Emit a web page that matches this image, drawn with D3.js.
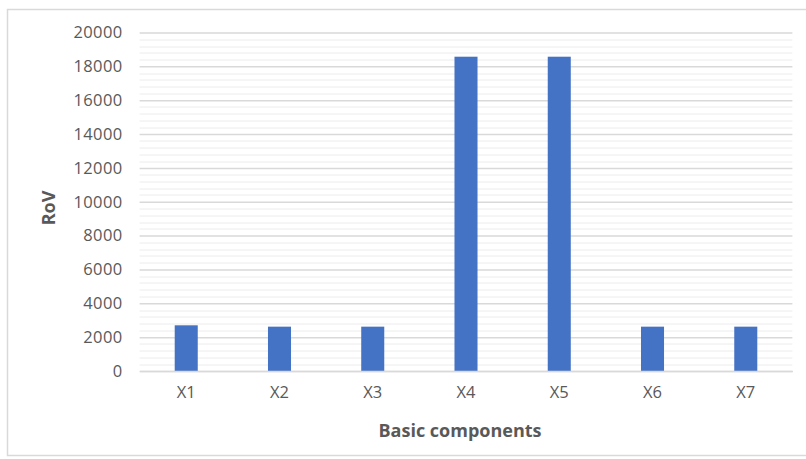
<!DOCTYPE html>
<html>
<head>
<meta charset="utf-8">
<script src="https://cdn.jsdelivr.net/npm/d3@7"></script>
<style>
  html, body { margin: 0; padding: 0; background: #fff; }
  svg { display: block; }
  text { font-family: "Open Sans", "Noto Sans", sans-serif; }
</style>
</head>
<body>
<svg id="chart" width="806" height="459"></svg>
<script>
// Chart data
const categories = ["X1", "X2", "X3", "X4", "X5", "X6", "X7"];
const rovValues = [2700, 2620, 2620, 18570, 18570, 2620, 2620];
const yTicks = [0, 2000, 4000, 6000, 8000, 10000, 12000, 14000, 16000, 18000, 20000];
const xTitle = "Basic components";
const yTitle = "RoV";

const svg = d3.select("#chart");
const W = 806, H = 459;
const margin = { left: 139.6, right: 806 - 792.4, top: 32.5, bottom: 459 - 371 };
const plotW = W - margin.left - margin.right;
const plotH = H - margin.top - margin.bottom;

// Outer chart frame
svg.append("rect")
  .attr("x", 7.5).attr("y", 9.5)
  .attr("width", 806).attr("height", 446)
  .attr("fill", "#fff").attr("stroke", "#d9d9d9").attr("stroke-width", 1.5);

const g = svg.append("g").attr("transform", `translate(${margin.left},${margin.top})`);

const x = d3.scaleBand().domain(categories).range([0, plotW]).paddingInner(0.753).paddingOuter(0.3765);
const y = d3.scaleLinear().domain([0, 20000]).range([plotH, 0]);

// Minor gridlines every 400
const minor = d3.range(0, 20001, 400).filter(v => v % 2000 !== 0);
g.append("g").selectAll("line").data(minor).join("line")
  .attr("x1", 0).attr("x2", plotW)
  .attr("y1", d => Math.round(y(d)) + 0.5).attr("y2", d => Math.round(y(d)) + 0.5)
  .attr("stroke", "#ececec").attr("stroke-width", 1);

// Major gridlines + tick labels via axis
const yAxis = d3.axisLeft(y).tickValues(yTicks).tickSize(-plotW).tickPadding(17).tickFormat(d3.format("d"));
const ya = g.append("g").call(yAxis);
ya.select(".domain").remove();
ya.selectAll(".tick line").attr("stroke", "#d9d9d9").attr("stroke-width", 1.5);
ya.selectAll(".tick text").attr("fill", "#595959").style("font-size", "16.5px").style("letter-spacing", "0.4px");

// Bars
g.append("g").selectAll("rect").data(categories).join("rect")
  .attr("x", d => x(d))
  .attr("width", x.bandwidth())
  .attr("y", (d, i) => y(rovValues[i]))
  .attr("height", (d, i) => plotH - y(rovValues[i]))
  .attr("fill", "#4472c4");

// Category axis
const xAxis = d3.axisBottom(x).tickSize(0).tickPadding(15);
const xa = g.append("g").attr("transform", `translate(0,${plotH})`).call(xAxis);
xa.select(".domain").attr("stroke", "#d9d9d9").attr("stroke-width", 1.5);
xa.selectAll(".tick text").attr("fill", "#595959").style("font-size", "16.5px");

// Axis titles
svg.append("text")
  .attr("x", margin.left + plotW / 2 - 6).attr("y", 437)
  .attr("text-anchor", "middle")
  .attr("fill", "#595959").style("font-size", "18px").style("font-weight", "bold")
  .text(xTitle);

svg.append("text")
  .attr("transform", `translate(55,208) rotate(-90)`)
  .attr("text-anchor", "middle")
  .attr("fill", "#595959").style("font-size", "18px").style("font-weight", "bold")
  .text(yTitle);
</script>
</body>
</html>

### Goal
Do not copy the pictures, but repeat every line exactly.

### Output below
Emit a web page that matches this image, drawn with D3.js.
<!DOCTYPE html>
<html>
<head>
<meta charset="utf-8">
<script src="https://cdn.jsdelivr.net/npm/d3@7"></script>
<style>
  html, body { margin: 0; padding: 0; background: #fff; }
  svg { display: block; }
  text { font-family: "Open Sans", "Noto Sans", sans-serif; }
</style>
</head>
<body>
<svg id="chart" width="806" height="459"></svg>
<script>
// Chart data
const categories = ["X1", "X2", "X3", "X4", "X5", "X6", "X7"];
const rovValues = [2700, 2620, 2620, 18570, 18570, 2620, 2620];
const yTicks = [0, 2000, 4000, 6000, 8000, 10000, 12000, 14000, 16000, 18000, 20000];
const xTitle = "Basic components";
const yTitle = "RoV";

const svg = d3.select("#chart");
const W = 806, H = 459;
const margin = { left: 139.6, right: 806 - 792.4, top: 32.5, bottom: 459 - 371 };
const plotW = W - margin.left - margin.right;
const plotH = H - margin.top - margin.bottom;

// Outer chart frame
svg.append("rect")
  .attr("x", 7.5).attr("y", 9.5)
  .attr("width", 806).attr("height", 446)
  .attr("fill", "#fff").attr("stroke", "#d9d9d9").attr("stroke-width", 1.5);

const g = svg.append("g").attr("transform", `translate(${margin.left},${margin.top})`);

const x = d3.scaleBand().domain(categories).range([0, plotW]).paddingInner(0.753).paddingOuter(0.3765);
const y = d3.scaleLinear().domain([0, 20000]).range([plotH, 0]);

// Minor gridlines every 400
const minor = d3.range(0, 20001, 400).filter(v => v % 2000 !== 0);
g.append("g").selectAll("line").data(minor).join("line")
  .attr("x1", 0).attr("x2", plotW)
  .attr("y1", d => Math.round(y(d)) + 0.5).attr("y2", d => Math.round(y(d)) + 0.5)
  .attr("stroke", "#ececec").attr("stroke-width", 1);

// Major gridlines + tick labels via axis
const yAxis = d3.axisLeft(y).tickValues(yTicks).tickSize(-plotW).tickPadding(17).tickFormat(d3.format("d"));
const ya = g.append("g").call(yAxis);
ya.select(".domain").remove();
ya.selectAll(".tick line").attr("stroke", "#d9d9d9").attr("stroke-width", 1.5);
ya.selectAll(".tick text").attr("fill", "#595959").style("font-size", "16.5px").style("letter-spacing", "0.4px");

// Bars
g.append("g").selectAll("rect").data(categories).join("rect")
  .attr("x", d => x(d))
  .attr("width", x.bandwidth())
  .attr("y", (d, i) => y(rovValues[i]))
  .attr("height", (d, i) => plotH - y(rovValues[i]))
  .attr("fill", "#4472c4");

// Category axis
const xAxis = d3.axisBottom(x).tickSize(0).tickPadding(15);
const xa = g.append("g").attr("transform", `translate(0,${plotH})`).call(xAxis);
xa.select(".domain").attr("stroke", "#d9d9d9").attr("stroke-width", 1.5);
xa.selectAll(".tick text").attr("fill", "#595959").style("font-size", "16.5px");

// Axis titles
svg.append("text")
  .attr("x", margin.left + plotW / 2 - 6).attr("y", 437)
  .attr("text-anchor", "middle")
  .attr("fill", "#595959").style("font-size", "18px").style("font-weight", "bold")
  .text(xTitle);

svg.append("text")
  .attr("transform", `translate(55,208) rotate(-90)`)
  .attr("text-anchor", "middle")
  .attr("fill", "#595959").style("font-size", "18px").style("font-weight", "bold")
  .text(yTitle);
</script>
</body>
</html>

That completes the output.